To include web search results in neural network responses, click + (plus symbol) and slide the Web Search switch:

Image generating

The highlight of Open WebUI is that this software allows you to combine several neural networks with different tasks to solve a single problem. For example, Llama 3.1 perfectly conducts a dialogue with the user in several languages, but its answers will be exclusively text. It can’t generate images, so there is no way to illustrate its answers.

Stable Diffusion, which we often wrote about, is the opposite: this neural network generates images perfectly, but it can’t work with texts at all. The developers of Open WebUI tried to combine the strengths of both neural networks in one dialogue and implemented the following scheme of work.

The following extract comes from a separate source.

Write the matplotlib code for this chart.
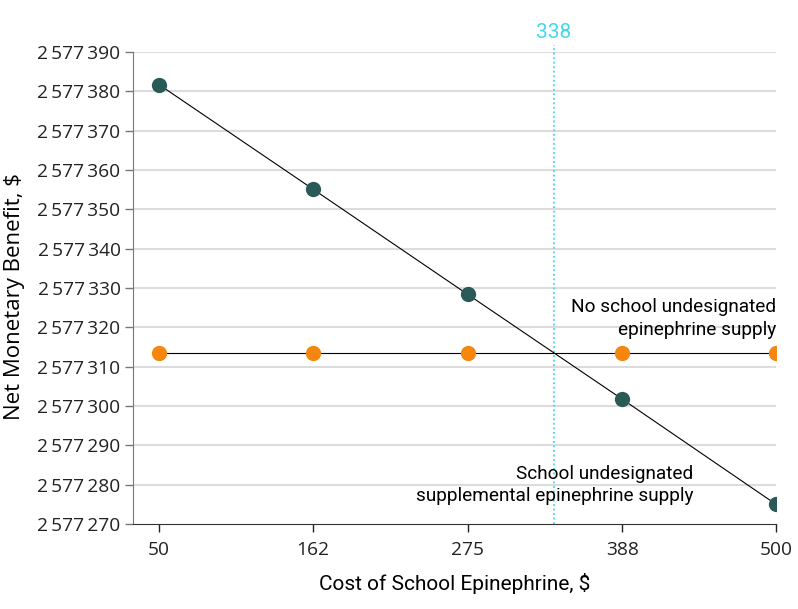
import matplotlib.pyplot as plt
from matplotlib.ticker import FixedLocator

# cost of school epinephrine, $
cost = [50, 162, 275, 388, 500]
# net monetary benefit, $
supply = [2577381.7, 2577355.2, 2577328.4, 2577301.7, 2577275.0]
no_supply = [2577313.4, 2577313.4, 2577313.4, 2577313.4, 2577313.4]
threshold = 338

y_ticks = list(range(2577270, 2577391, 10))

def fmt(v):
    s = "{:,}".format(int(v))
    return s.replace(",", "\u2009")

plt.rcParams['font.family'] = ['Open Sans', 'DejaVu Sans']
narrow = ['Roboto', 'DejaVu Sans']

fig = plt.figure(figsize=(7.98, 6.09), dpi=100)
ax = fig.add_axes([0.1667, 0.1396, 0.8057, 0.775])

for yt in y_ticks[1:]:
    ax.axhline(yt, color='#dcdcdc', lw=1.5, zorder=0)

ax.plot(cost, no_supply, color='black', lw=0.8, zorder=2)
ax.plot(cost, no_supply, 'o', color='#f5870f', ms=11, mec='none', zorder=3)
ax.plot(cost, supply, color='black', lw=0.8, zorder=2)
ax.plot(cost, supply, 'o', color='#2a5a58', ms=11, mec='none', zorder=3)

ax.plot([threshold, threshold], [2577270, 2577391.8], color='#45d8e8', lw=1.3,
        ls=(0, (1, 1.5)), clip_on=False, zorder=1)
ax.text(threshold, 2577392.6, str(threshold), color='#45d8e8', ha='center',
        va='bottom', fontsize=15, family=narrow)

ax.text(500, 2577317.0, "No school undesignated\nepinephrine supply", ha='right',
        va='bottom', fontsize=13.7, linespacing=1.35, family=narrow)
ax.text(440, 2577274.7, "School undesignated\nsupplemental epinephrine supply", ha='right',
        va='bottom', fontsize=13.7, linespacing=1.35, family=narrow)

ax.set_xlim(31, 500)
ax.set_ylim(2577270, 2577390)
ax.xaxis.set_major_locator(FixedLocator(cost))
ax.set_xticklabels([str(c) for c in cost])
ax.yaxis.set_major_locator(FixedLocator(y_ticks))
ax.set_yticklabels([fmt(v) for v in y_ticks])

for side in ['top', 'right']:
    ax.spines[side].set_visible(False)
ax.spines['left'].set_color('#777777')
ax.spines['bottom'].set_color('#333333')
ax.tick_params(axis='both', direction='out', length=6, width=1, labelsize=13.8,
               colors='#222222')
ax.tick_params(axis='x', pad=6)
ax.tick_params(axis='y', color='#777777', pad=3)

ax.set_xlabel("Cost of School Epinephrine, $", fontsize=15, labelpad=10, family=narrow)
ax.set_ylabel("Net Monetary Benefit, $", fontsize=16)
ax.yaxis.set_label_coords(-0.168, 0.481)

fig.savefig("out.png", dpi=100)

When you conduct a dialogue in Open WebUI, a special button appears next to each neural network response. By clicking on it, you’ll receive an illustration of this response directly in the chat:

This is achieved by calling the Stable Diffusion WebUI API, and at the moment, a connection with versions from Automatic1111 and a connection to ComfyUI are available. You can also generate images via the Dall-E neural network, but it can’t be deployed locally - this is a paid image generation service with closed source code.

This feature will only work if, in addition to Open WebUI with Ollama, Stable Diffusion WebUI is installed on the server. You can find the installation instructions here. The only thing worth mentioning is that when running the ./webui.sh script, you’ll need to specify an additional key to enable the API:

./webui.sh --listen --api --gradio-auth user:password

Another pitfall may arise due to a lack of video memory. If you encounter this, you can use two useful keys: --medvram and --lowvram. This will avoid the Out-of-memory error when starting generation.